Conceptual flow of Population-Based Training (PBT). Agents periodically evaluate, copy successful configurations, and perturb hyperparameters.
Practical Advice
- Leverage Prior Knowledge: Start with hyperparameter ranges and default values reported in papers or reliable codebases (e.g., Stable Baselines3 Zoo, RLlib). Don't start from scratch if possible.
- Prioritize Sensitivity: Identify hyperparameters known to be sensitive (often learning rate, entropy coefficient) and focus initial tuning efforts there.
- Use Logarithmic Scales: For parameters like learning rates or regularization coefficients that can span several orders of magnitude, sample them on a log scale (e.g., 10−5 to 10−2).
- Run Multiple Seeds: Always evaluate hyperparameter settings using several random seeds (at least 3-5, ideally more) and report mean and standard deviation of performance. This distinguishes genuine improvements from random luck.
- Automate and Track: Use libraries (Ray Tune, Optuna, W&B Sweeps) to automate the search process and tools (MLflow, Weights & Biases) to meticulously log hyperparameters, code versions, and results for each experiment. This is essential for reproducibility and analysis.

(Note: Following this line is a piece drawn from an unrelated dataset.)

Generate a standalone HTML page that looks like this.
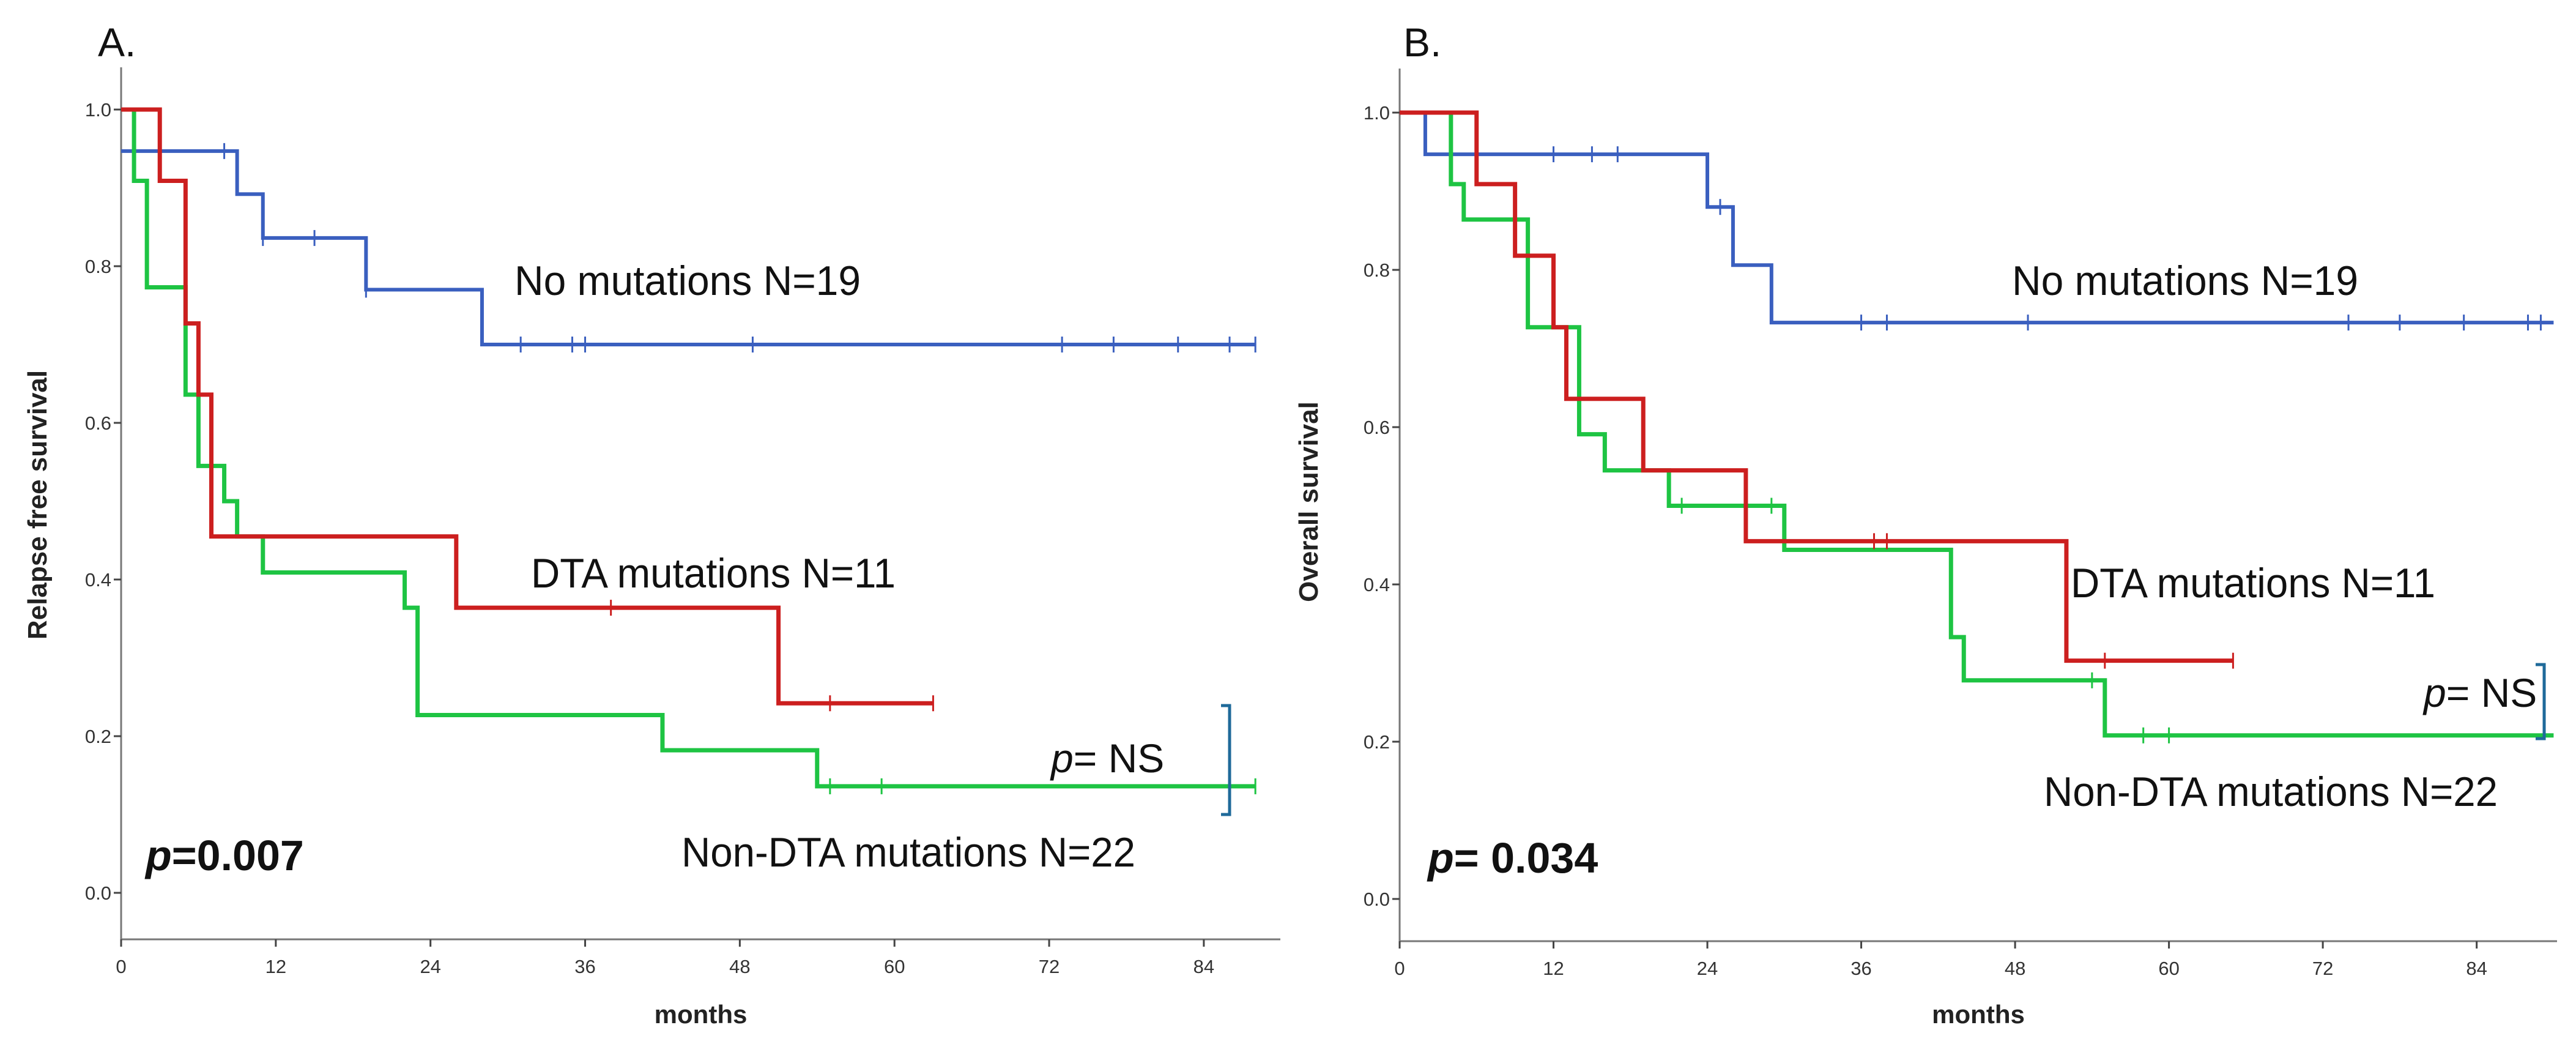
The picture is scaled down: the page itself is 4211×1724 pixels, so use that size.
<!DOCTYPE html>
<html><head><meta charset="utf-8"><style>
html,body{margin:0;padding:0;background:#fff;}
svg{display:block;}
text{font-family:"Liberation Sans",sans-serif;}
</style></head><body>
<svg id="fig" width="4211" height="1724" viewBox="0 0 4211 1724" xmlns="http://www.w3.org/2000/svg"></svg>
<script>
// ---- Panel A data (Relapse free survival) ----
const aBlueT = [0, 9, 11, 19, 28, 88];
const aBlueS = [0.947, 0.892, 0.836, 0.77, 0.70, 0.70];
const aBlueC = [8, 11, 15, 19, 31, 35, 36, 49, 73, 77, 82, 86, 88];
const aRedT = [0, 3, 5, 6, 7, 26, 51, 63];
const aRedS = [1.0, 0.909, 0.727, 0.636, 0.455, 0.364, 0.242, 0.242];
const aRedC = [38, 55, 63];
const aGreenT = [0, 1, 2, 5, 6, 8, 9, 11, 22, 23, 42, 54, 88];
const aGreenS = [1.0, 0.909, 0.773, 0.636, 0.545, 0.5, 0.455, 0.409, 0.364, 0.227, 0.182, 0.136, 0.136];
const aGreenC = [55, 59, 88];
// ---- Panel B data (Overall survival) ----
const bBlueT = [0, 2, 24, 26, 29, 90];
const bBlueS = [1.0, 0.947, 0.88, 0.806, 0.733, 0.733];
const bBlueC = [12, 15, 17, 25, 36, 38, 49, 74, 78, 83, 88, 89];
const bRedT = [0, 6, 9, 12, 13, 19, 27, 52, 65];
const bRedS = [1.0, 0.909, 0.818, 0.727, 0.636, 0.545, 0.455, 0.303, 0.303];
const bRedC = [37, 38, 55, 65];
const bGreenT = [0, 4, 5, 10, 14, 16, 21, 30, 43, 44, 55, 90];
const bGreenS = [1.0, 0.909, 0.864, 0.727, 0.591, 0.545, 0.5, 0.444, 0.333, 0.278, 0.208, 0.208];
const bGreenC = [22, 29, 54, 58, 60];
const xTicks = [0, 12, 24, 36, 48, 60, 72, 84];
const yTicks = [0.0, 0.2, 0.4, 0.6, 0.8, 1.0];

const NS = "http://www.w3.org/2000/svg";
const svg = document.getElementById('fig');
function mk(tag, attrs, parent) {
  const e = document.createElementNS(NS, tag);
  for (const k in attrs) e.setAttribute(k, attrs[k]);
  (parent || svg).appendChild(e);
  return e;
}
const BLUE = '#3a5fbf', RED = '#cc1f1f', GREEN = '#1ec443';

function panel(cfg) {
  const g = mk('g', {});
  
  
  const X = m => cfg.x0 + m * cfg.pxm;
  const Y = s => cfg.y0 - s * cfg.pxs;
  const ya = mk('line', {x1: cfg.x0, y1: cfg.yTop, x2: cfg.x0, y2: cfg.yAxis, stroke: '#777', 'stroke-width': 3}, g);
  
  
  const xa = mk('line', {x1: cfg.x0, y1: cfg.yAxis, x2: cfg.xEnd, y2: cfg.yAxis, stroke: '#777', 'stroke-width': 3}, g);
  
  
  xTicks.forEach(t => {
    mk('line', {x1: X(t), y1: cfg.yAxis, x2: X(t), y2: cfg.yAxis + 12, stroke: '#444', 'stroke-width': 3}, g);
    const tx = mk('text', {x: X(t), y: cfg.yAxis + 55, 'font-size': 31, fill: '#333', 'text-anchor': 'middle'}, g);
    tx.textContent = t;
    
    
  });
  yTicks.forEach(t => {
    mk('line', {x1: cfg.x0 - 12, y1: Y(t), x2: cfg.x0, y2: Y(t), stroke: '#444', 'stroke-width': 3}, g);
    const tx = mk('text', {x: cfg.x0 - 16, y: Y(t) + 11, 'font-size': 31, fill: '#333', 'text-anchor': 'end'}, g);
    tx.textContent = t.toFixed(1);
    
    
  });
  const xt = mk('text', {x: (cfg.x0 + cfg.xEnd) / 2, y: 1672, 'font-size': 42, 'font-weight': 'bold', fill: '#222', 'text-anchor': 'middle'}, g);
  xt.textContent = 'months';
  
  
  const ytt = mk('text', {x: 0, y: 0, 'font-size': 44, 'font-weight': 'bold', fill: '#222', 'text-anchor': 'middle', transform: `translate(${cfg.ytx},${cfg.yty}) rotate(-90)`}, g);
  ytt.textContent = cfg.ytitle;
  
  
  const lt = mk('text', {x: cfg.lx, y: 92, 'font-size': 66, fill: '#111'}, g);
  lt.textContent = cfg.letter;
  
  

  function curve(T, S, C, color, nm, w) {
    let d = `M${X(T[0])},${Y(S[0])}`;
    for (let i = 1; i < T.length; i++) {
      d += ` H${X(T[i])}`;
      d += ` V${Y(S[i])}`;
    }
    const p = mk('path', {d: d, fill: 'none', stroke: color, 'stroke-width': w, 'stroke-linejoin': 'miter'}, g);
    
    
    C.forEach(c => {
      let s = S[0];
      for (let i = 0; i < T.length; i++) if (T[i] <= c) s = S[i];
      const cm = mk('line', {x1: X(c), y1: Y(s) - 13, x2: X(c), y2: Y(s) + 13, stroke: color, 'stroke-width': 3}, g);
      
      
    });
  }
  curve(cfg.blue[0], cfg.blue[1], cfg.blue[2], BLUE, 'no-mutations', 6);
  curve(cfg.green[0], cfg.green[1], cfg.green[2], GREEN, 'non-dta', 7);
  curve(cfg.red[0], cfg.red[1], cfg.red[2], RED, 'dta', 7);

  cfg.labels.forEach(L => {
    const t = mk('text', {x: L.x, y: L.y, 'font-size': 68, fill: '#111', textLength: L.w, lengthAdjust: 'spacingAndGlyphs'}, g);
    t.textContent = L.t;
    
    
  });
  const pn = mk('text', {x: cfg.ns[0], y: cfg.ns[1], 'font-size': 66, fill: '#111'}, g);
  
  
  const pi = mk('tspan', {'font-style': 'italic'}, pn); pi.textContent = 'p';
  const pr = mk('tspan', {}, pn); pr.textContent = '= NS';
  const br = mk('path', {d: `M${cfg.br[0]-14},${cfg.br[1]} H${cfg.br[0]} V${cfg.br[2]} H${cfg.br[0]-14}`, fill: 'none', stroke: '#1f6a9a', 'stroke-width': 5}, g);
  
  
  const pv = mk('text', {x: cfg.pv[0], y: cfg.pv[1], 'font-size': 70, 'font-weight': 'bold', fill: '#111'}, g);
  
  
  const pvi = mk('tspan', {'font-style': 'italic'}, pv); pvi.textContent = 'p';
  const pvr = mk('tspan', {}, pv); pvr.textContent = cfg.pvText;
}

panel({name: 'panel-a-relapse-free', x0: 198, pxm: 21.07, y0: 1459, pxs: 1280, yTop: 110, yAxis: 1535, xEnd: 2093,
  ytitle: 'Relapse free survival', ytx: 76, yty: 825, letter: 'A.', lx: 160,
  blue: [aBlueT, aBlueS, aBlueC], red: [aRedT, aRedS, aRedC], green: [aGreenT, aGreenS, aGreenC],
  labels: [
    {t: 'No mutations N=19', x: 841, y: 482, w: 566, n: 'no-mutations-label'},
    {t: 'DTA mutations N=11', x: 868, y: 960, w: 596, n: 'dta-label'},
    {t: 'Non-DTA mutations N=22', x: 1114, y: 1416, w: 742, n: 'non-dta-label'}],
  ns: [1718, 1262], br: [2010, 1153, 1331], pv: [238, 1422], pvText: '=0.007'});

panel({name: 'panel-b-overall', x0: 2288, pxm: 20.96, y0: 1469, pxs: 1285, yTop: 112, yAxis: 1538, xEnd: 4180,
  ytitle: 'Overall survival', ytx: 2154, yty: 820, letter: 'B.', lx: 2294,
  blue: [bBlueT, bBlueS, bBlueC], red: [bRedT, bRedS, bRedC], green: [bGreenT, bGreenS, bGreenC],
  labels: [
    {t: 'No mutations N=19', x: 3289, y: 482, w: 566, n: 'no-mutations-label'},
    {t: 'DTA mutations N=11', x: 3385, y: 976, w: 596, n: 'dta-label'},
    {t: 'Non-DTA mutations N=22', x: 3341, y: 1317, w: 742, n: 'non-dta-label'}],
  ns: [3962, 1155], br: [4159, 1086, 1207], pv: [2334, 1426], pvText: '= 0.034'});
</script>
</body></html>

- Early Stopping: Implement mechanisms to stop unpromising trials early based on intermediate performance metrics to save computational resources.
- Resource Allocation: Parallelize runs across multiple cores or machines. Cloud platforms offer scalable resources for large-scale tuning.
Hyperparameter tuning in deep RL is often an iterative process involving experimentation, analysis, and refinement. While computationally intensive, investing in systematic tuning is frequently necessary to unlock the full potential of advanced RL algorithms.